DATA SHOWN:
* Start *

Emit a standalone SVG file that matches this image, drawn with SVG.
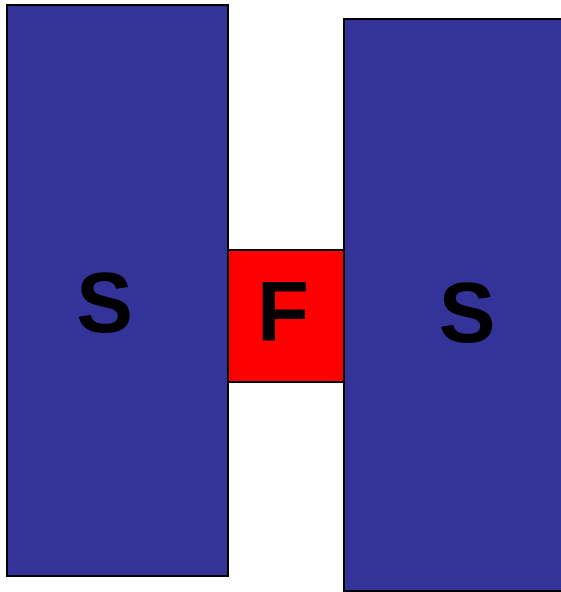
<svg xmlns="http://www.w3.org/2000/svg" width="561" height="592" viewBox="0 0 561 592">
<style>
.s{fill:#333399;stroke:#000;stroke-width:2}
.f{fill:#ff0000;stroke:#000;stroke-width:2}
.t{font-family:"Liberation Sans",Arial,sans-serif;font-weight:bold;fill:#000;text-anchor:middle;font-size:85px}
</style>
<rect width="561" height="592" fill="#fff"/>
<g id="left-s"><rect class="s" x="7" y="5" width="221" height="571"/><text class="t" x="104.5" y="332">S</text></g>
<g id="right-s"><rect class="s" x="344" y="19" width="220" height="572"/><text class="t" x="467" y="342">S</text></g>
<g id="f"><rect class="f" x="228" y="250" width="116" height="132"/><text class="t" x="283" y="341">F</text></g>
<g id="connectors"/>
</svg>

* End *

Reproduce the material above verbatim; omit every picture.

RESULT:
Emit a standalone SVG file that matches this image, drawn with SVG.
<svg xmlns="http://www.w3.org/2000/svg" width="561" height="592" viewBox="0 0 561 592">
<style>
.s{fill:#333399;stroke:#000;stroke-width:2}
.f{fill:#ff0000;stroke:#000;stroke-width:2}
.t{font-family:"Liberation Sans",Arial,sans-serif;font-weight:bold;fill:#000;text-anchor:middle;font-size:85px}
</style>
<rect width="561" height="592" fill="#fff"/>
<g id="left-s"><rect class="s" x="7" y="5" width="221" height="571"/><text class="t" x="104.5" y="332">S</text></g>
<g id="right-s"><rect class="s" x="344" y="19" width="220" height="572"/><text class="t" x="467" y="342">S</text></g>
<g id="f"><rect class="f" x="228" y="250" width="116" height="132"/><text class="t" x="283" y="341">F</text></g>
<g id="connectors"/>
</svg>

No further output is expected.